### Excerpted records
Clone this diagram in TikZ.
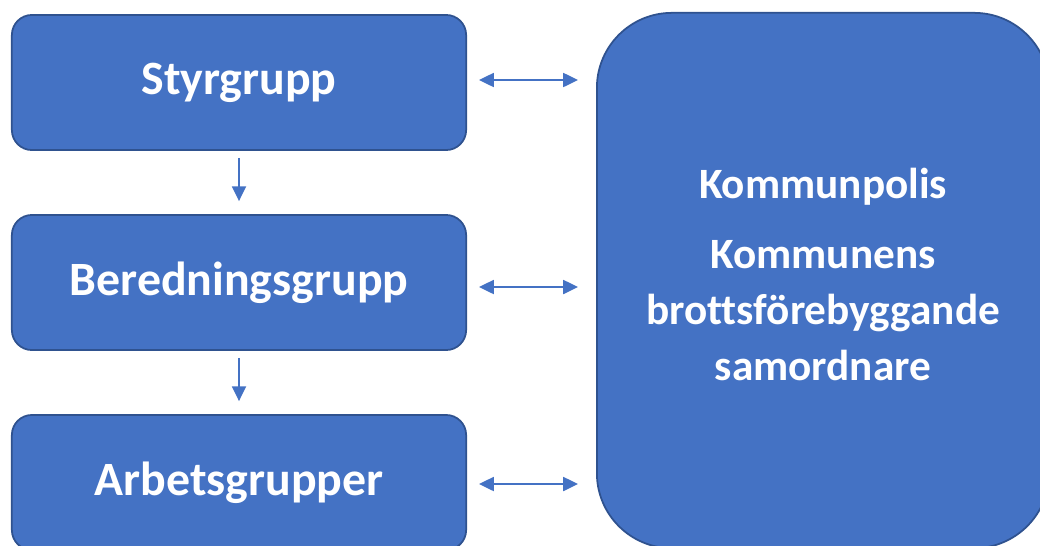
\documentclass[tikz,border=0pt]{standalone}
\usepackage{fontspec}
\setmainfont{Carlito}[RawFeature=-liga]
\usetikzlibrary{arrows.meta,positioning}
\definecolor{boxblue}{HTML}{4472C4}
\definecolor{boxedge}{HTML}{2F528F}
\begin{document}
\begin{tikzpicture}[x=0.01cm,y=-0.01cm]
    \tikzset{GroupStyle/.style = {%
        shape= rectangle,
        rounded corners= 0.2cm,
        fill= boxblue, draw= boxedge, line width= 0.5pt,%
        minimum width= 4.54cm, minimum height= 1.35cm,
        text= white, font= \bfseries\fontsize{13.6}{16}\selectfont},
      LinkStyle/.style = {boxblue, line width= 0.45pt},
      TwoWay/.style = {LinkStyle,
        {Triangle[length=4.2pt,width=4pt]}-{Triangle[length=4.2pt,width=4pt]}},
      OneWay/.style = {LinkStyle, -{Triangle[length=4.2pt,width=4pt]}}}
    \useasboundingbox (0,0) rectangle (1040,545);
    \clip (0,0) rectangle (1040,545);
    \node[GroupStyle] (styr) at (239,82.5) {Styrgrupp};
    \node[GroupStyle] (bered) at (239,282.5) {Beredningsgrupp};
    \node[GroupStyle] (arbet) at (239,482.5) {Arbetsgrupper};
    \node[GroupStyle, rounded corners= 0.75cm,
      minimum width= 4.52cm, minimum height= 5.35cm] (kp) at (823,280.5) {};
    \node[text= white, align= center, font= \bfseries\fontsize{12.3}{15.9}\selectfont]
      (kptext) at ([yshift=0.06cm]kp.center)
      {Kommunpolis\\[4pt]Kommunens\\brottsförebyggande\\samordnare};
    % down the chain
    \draw[OneWay, shorten <= 0.07cm, shorten >= 0.13cm] (styr) -- (bered);
    \draw[OneWay, shorten <= 0.07cm, shorten >= 0.13cm] (bered) -- (arbet);
    % to the right box
    \draw[TwoWay, shorten <= 0.12cm, shorten >= 0.18cm]
      ([yshift=0.025cm]styr.east) -- ([yshift=0.025cm]styr.east -| kp.west);
    \draw[TwoWay, shorten <= 0.12cm, shorten >= 0.18cm]
      ([yshift=-0.045cm]bered.east) -- ([yshift=-0.045cm]bered.east -| kp.west);
    \draw[TwoWay, shorten <= 0.12cm, shorten >= 0.18cm]
      ([yshift=-0.015cm]arbet.east) -- ([yshift=-0.015cm]arbet.east -| kp.west);
  \end{tikzpicture}
\end{document}
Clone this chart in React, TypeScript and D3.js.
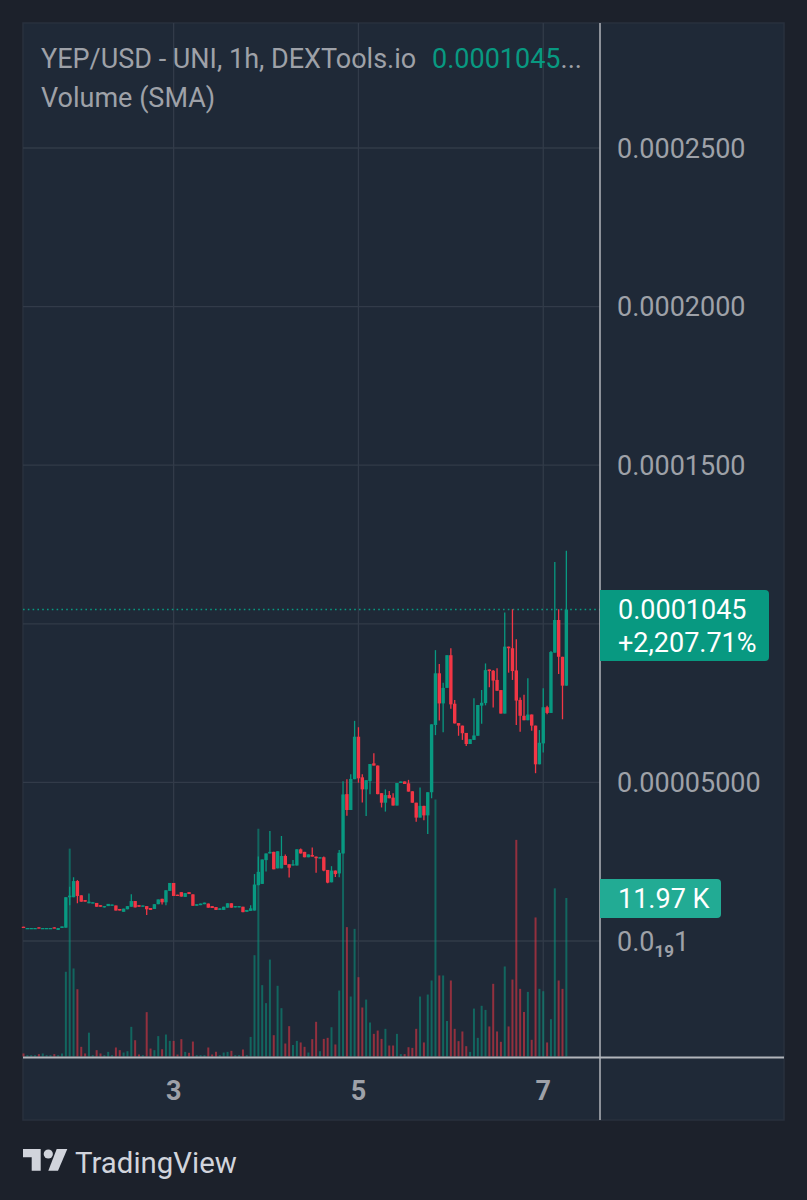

### Goal of the exercise
List the lines that contain the word "Clone".

### Output below
Clone this diagram in TikZ.
Clone this chart in React, TypeScript and D3.js.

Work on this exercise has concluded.